Of course Valentine Fedorovich’s lofty principles and dedication to the cause are soon swamped by Sofya’s charm, an introduction to the physical and emotional pleasures of love (the Irish actress Kerry Condon is terrific as Valentine’s free-spirited mentor), and most of all by Tolstoy himself.
The power of Hoffman’s film and Plummer’s heady and hale performance is not in how deeply it presents Tolstoy’s Great Works and Ideas, but in how perfectly it paints oh-so-human nature. As presented here, Lev Tolstoy once ran wild and foolish, chasing experiences with abandon.

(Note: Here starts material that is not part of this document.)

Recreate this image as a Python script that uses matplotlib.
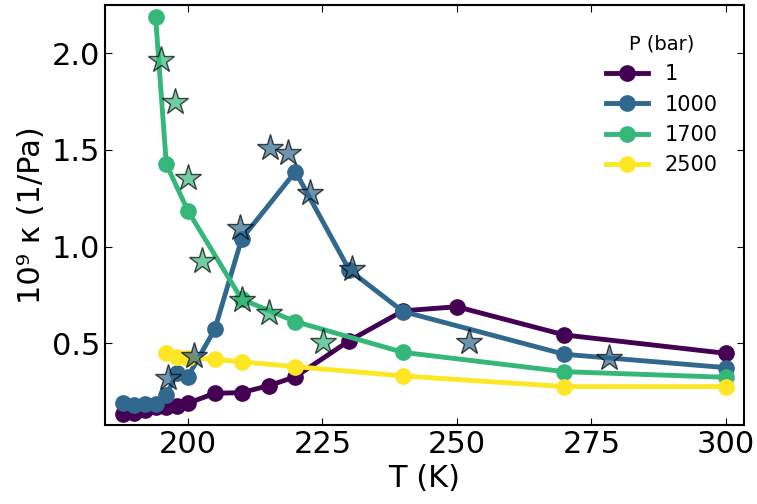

And like so many people, as he grew older he saw the waste and error of his youthful ways and preached against them, seeking a higher ideal, a more purposeful, philosophically constructive life.
But the film captures the beautiful paradoxes of life: that with more age comes even more wisdom and perspective, even on your previous beliefs. When presented with his loftier pronouncements on How to Live, Tolstoy admits with a wry smile, “I say a lot of things.” Lev Tolstoy is a lousy Tolstoyan because he knows that being young and foolish, being smitten with love and driven to distraction by lust is part of what gives any later insights their weight.
The Last Station is no dry, claustrophobic stage play of ideas—its rustic landscapes are populated with horses, trains and peasants toiling in the fields, all drenched in that pale, warm pastoral Russian light. If that’s not enough, there’s plenty of manipulation and maneuvering (Mirren and Giamatti put on a master class of knowing glares), and a little fist shaking and bellowing tossed in for good measure. Not to mention a dash of love and sex.
Some dramatic steam is lost in the final third when Tolstoy flees his estate, escaping into the life of a wandering aesthete he’d always craved. But right up to the very end Plummer beautifully portrays Lev’s struggle between his artistic ideals and his earthly love for his family. Some may criticize The Last Station for being “just” about great performances and big ideas—that it ends up “just” another heady biopic about writers and the family members who put up with them. But those “just”s are enough and more to make it well worth your time.